A metáfora do “fio que liga tudo” é bela e, ao mesmo tempo, inquietante. Quando você percebeu que esse seria o título certo para a obra e como essa imagem simbólica te acompanhou ao longo da narrativa?

A percepção do título veio nos capítulos finais, como uma revelação silenciosa. A certa altura, percebi que a vida, como a narrativa, se costura por fios quase invisíveis: experiências, afetos, perdas e reencontros. Há um fio, sim, que parece indicar um sentido possível para a existência. Mas não entrego o segredo aqui. É preciso ler o livro para descobri-lo.

Depois do reconhecimento com Parábolas da Borboleta, este novo livro reafirma sua habilidade de unir história e sensibilidade. O que mudou na sua escrita — ou em você — entre um projeto e outro?

Tive a sorte de nascer em um lar onde a sabedoria era passada com afeto. Parábolas da Borboleta, escrito em 2019, surgiu quase como um tributo lúdico aos ensinamentos que recebi dos meus pais, de quem recebi, como melhor herança, o estímulo à leitura.
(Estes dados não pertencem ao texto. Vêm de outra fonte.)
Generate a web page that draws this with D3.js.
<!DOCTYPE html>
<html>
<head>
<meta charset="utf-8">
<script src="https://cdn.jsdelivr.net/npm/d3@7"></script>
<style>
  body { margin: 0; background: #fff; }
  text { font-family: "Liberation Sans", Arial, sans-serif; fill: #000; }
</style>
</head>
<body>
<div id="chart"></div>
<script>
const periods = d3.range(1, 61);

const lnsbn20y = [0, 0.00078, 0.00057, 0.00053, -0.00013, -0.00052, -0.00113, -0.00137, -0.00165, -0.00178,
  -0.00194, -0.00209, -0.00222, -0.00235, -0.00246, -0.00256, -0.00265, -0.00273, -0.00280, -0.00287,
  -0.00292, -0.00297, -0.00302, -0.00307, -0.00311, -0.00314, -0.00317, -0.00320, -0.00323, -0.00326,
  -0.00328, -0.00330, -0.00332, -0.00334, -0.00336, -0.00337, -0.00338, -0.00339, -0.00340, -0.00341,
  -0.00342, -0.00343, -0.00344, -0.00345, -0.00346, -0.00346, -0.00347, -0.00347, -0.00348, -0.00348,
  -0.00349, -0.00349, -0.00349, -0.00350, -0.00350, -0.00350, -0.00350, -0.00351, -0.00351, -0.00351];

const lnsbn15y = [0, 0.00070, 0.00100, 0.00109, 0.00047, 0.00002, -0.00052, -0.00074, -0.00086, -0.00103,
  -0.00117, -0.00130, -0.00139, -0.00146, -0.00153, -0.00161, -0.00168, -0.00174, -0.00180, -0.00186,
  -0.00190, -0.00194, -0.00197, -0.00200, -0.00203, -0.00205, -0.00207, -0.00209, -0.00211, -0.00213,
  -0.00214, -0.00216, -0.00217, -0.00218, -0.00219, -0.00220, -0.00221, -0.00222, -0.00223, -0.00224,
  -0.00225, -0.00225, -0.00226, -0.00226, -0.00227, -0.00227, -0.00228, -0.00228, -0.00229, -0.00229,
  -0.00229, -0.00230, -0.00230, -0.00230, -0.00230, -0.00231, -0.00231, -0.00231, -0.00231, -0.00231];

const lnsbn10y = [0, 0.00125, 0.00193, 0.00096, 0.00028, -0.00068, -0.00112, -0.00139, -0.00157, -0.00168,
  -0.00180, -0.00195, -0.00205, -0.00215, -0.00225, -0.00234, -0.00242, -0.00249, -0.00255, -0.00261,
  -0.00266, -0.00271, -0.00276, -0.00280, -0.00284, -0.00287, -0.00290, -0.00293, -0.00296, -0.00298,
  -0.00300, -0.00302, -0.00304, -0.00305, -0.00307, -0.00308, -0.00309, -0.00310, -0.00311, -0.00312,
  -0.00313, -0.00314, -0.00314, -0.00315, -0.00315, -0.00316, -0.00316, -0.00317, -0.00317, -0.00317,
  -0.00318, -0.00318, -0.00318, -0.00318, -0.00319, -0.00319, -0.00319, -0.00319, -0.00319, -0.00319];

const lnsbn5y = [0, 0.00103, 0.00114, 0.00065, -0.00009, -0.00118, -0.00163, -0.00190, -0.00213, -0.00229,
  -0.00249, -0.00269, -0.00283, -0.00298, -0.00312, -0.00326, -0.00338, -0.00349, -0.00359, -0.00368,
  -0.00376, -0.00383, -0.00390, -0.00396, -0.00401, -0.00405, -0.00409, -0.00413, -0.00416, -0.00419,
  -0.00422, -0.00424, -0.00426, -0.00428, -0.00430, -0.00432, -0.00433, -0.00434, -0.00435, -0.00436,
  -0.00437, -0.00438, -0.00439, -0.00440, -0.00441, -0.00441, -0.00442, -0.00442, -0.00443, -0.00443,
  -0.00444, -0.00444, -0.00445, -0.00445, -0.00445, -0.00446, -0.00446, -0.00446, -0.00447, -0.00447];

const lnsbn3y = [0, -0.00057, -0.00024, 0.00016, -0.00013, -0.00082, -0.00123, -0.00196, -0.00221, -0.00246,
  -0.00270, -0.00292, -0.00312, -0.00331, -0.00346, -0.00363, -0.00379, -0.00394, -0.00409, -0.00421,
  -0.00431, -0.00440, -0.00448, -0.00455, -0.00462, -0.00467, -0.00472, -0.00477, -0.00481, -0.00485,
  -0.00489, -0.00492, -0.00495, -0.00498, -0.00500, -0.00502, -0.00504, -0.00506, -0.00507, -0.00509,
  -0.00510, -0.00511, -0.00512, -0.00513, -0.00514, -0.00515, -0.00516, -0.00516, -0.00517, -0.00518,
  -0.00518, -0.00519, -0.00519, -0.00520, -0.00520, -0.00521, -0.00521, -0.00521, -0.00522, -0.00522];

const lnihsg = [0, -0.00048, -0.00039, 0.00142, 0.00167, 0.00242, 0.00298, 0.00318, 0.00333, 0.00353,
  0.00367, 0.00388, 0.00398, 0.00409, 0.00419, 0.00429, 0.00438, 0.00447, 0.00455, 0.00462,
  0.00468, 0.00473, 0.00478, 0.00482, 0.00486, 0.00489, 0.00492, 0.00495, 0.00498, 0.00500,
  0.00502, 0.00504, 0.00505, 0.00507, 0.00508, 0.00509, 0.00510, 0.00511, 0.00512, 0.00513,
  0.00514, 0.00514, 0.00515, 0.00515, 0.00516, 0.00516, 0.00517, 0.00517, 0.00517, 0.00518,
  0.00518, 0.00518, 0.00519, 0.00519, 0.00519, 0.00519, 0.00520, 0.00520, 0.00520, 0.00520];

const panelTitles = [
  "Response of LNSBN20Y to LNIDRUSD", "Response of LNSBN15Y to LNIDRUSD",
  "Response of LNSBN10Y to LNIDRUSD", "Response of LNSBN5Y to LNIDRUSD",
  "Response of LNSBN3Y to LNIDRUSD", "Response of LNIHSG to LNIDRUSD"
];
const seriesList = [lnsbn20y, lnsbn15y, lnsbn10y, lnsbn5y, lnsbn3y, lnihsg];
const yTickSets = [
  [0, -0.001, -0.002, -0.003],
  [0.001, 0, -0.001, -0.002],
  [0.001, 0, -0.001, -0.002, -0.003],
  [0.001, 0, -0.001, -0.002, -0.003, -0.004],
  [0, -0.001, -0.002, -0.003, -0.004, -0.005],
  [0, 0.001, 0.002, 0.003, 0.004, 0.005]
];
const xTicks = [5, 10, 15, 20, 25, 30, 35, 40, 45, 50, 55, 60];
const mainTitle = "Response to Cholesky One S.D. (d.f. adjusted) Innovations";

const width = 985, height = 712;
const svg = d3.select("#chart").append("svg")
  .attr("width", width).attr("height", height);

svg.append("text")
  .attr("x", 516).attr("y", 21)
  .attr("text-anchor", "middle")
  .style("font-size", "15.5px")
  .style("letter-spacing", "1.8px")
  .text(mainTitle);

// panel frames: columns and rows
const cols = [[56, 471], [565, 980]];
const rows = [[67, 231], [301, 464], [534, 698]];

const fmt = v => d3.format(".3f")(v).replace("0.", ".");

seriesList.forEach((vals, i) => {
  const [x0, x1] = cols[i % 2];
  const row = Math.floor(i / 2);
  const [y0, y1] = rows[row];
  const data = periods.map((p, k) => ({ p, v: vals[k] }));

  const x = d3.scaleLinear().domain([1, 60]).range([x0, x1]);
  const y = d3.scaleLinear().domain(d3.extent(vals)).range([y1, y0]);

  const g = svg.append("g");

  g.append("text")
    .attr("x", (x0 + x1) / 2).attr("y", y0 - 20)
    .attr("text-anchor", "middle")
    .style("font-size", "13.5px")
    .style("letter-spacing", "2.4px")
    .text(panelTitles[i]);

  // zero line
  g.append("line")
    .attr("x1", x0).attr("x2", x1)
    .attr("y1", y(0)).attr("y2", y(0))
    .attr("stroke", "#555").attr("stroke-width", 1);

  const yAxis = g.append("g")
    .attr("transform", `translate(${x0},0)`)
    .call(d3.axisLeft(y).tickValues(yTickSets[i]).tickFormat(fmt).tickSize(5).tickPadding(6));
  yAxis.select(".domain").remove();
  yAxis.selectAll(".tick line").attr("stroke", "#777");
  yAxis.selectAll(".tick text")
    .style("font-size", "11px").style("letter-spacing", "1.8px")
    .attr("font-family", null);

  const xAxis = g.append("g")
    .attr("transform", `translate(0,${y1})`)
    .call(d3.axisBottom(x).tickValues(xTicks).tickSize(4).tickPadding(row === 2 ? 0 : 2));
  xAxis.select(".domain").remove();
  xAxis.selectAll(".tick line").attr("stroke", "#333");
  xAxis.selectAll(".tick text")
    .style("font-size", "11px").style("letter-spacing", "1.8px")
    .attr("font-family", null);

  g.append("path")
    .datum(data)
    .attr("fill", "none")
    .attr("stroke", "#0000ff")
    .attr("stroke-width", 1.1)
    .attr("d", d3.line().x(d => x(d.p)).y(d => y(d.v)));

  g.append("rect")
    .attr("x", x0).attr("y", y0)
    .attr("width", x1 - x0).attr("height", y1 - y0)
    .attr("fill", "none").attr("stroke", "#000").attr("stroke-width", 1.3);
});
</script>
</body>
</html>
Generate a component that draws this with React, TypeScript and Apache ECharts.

Já este novo livro parte de uma motivação distinta: mergulha em conflitos sociais e históricos mais amplos, sem perder a ternura que acredito ser essencial à boa literatura. Sinto que minha escrita amadureceu, tornou-se mais serena, talvez, mas não menos apaixonada.

Apesar de tocar em feridas sociais profundas, O Fio Que Liga Tudo também celebra a esperança e a força dos vínculos humanos. Que tipo de esperança você deseja despertar nos leitores ao final desta leitura?

Meu primeiro desejo é simples: que o leitor se encante com a leitura, que queira virar a página, saber o que virá a seguir. Em seguida, espero que ele perceba, com naturalidade, as conexões entre o romance e a vida real. E que, nesse entrelaçar de tempos, personagens e ideias, possa encontrar, mesmo que sutilmente, um fio de esperança para seguir em frente, tanto na história quanto na própria vida.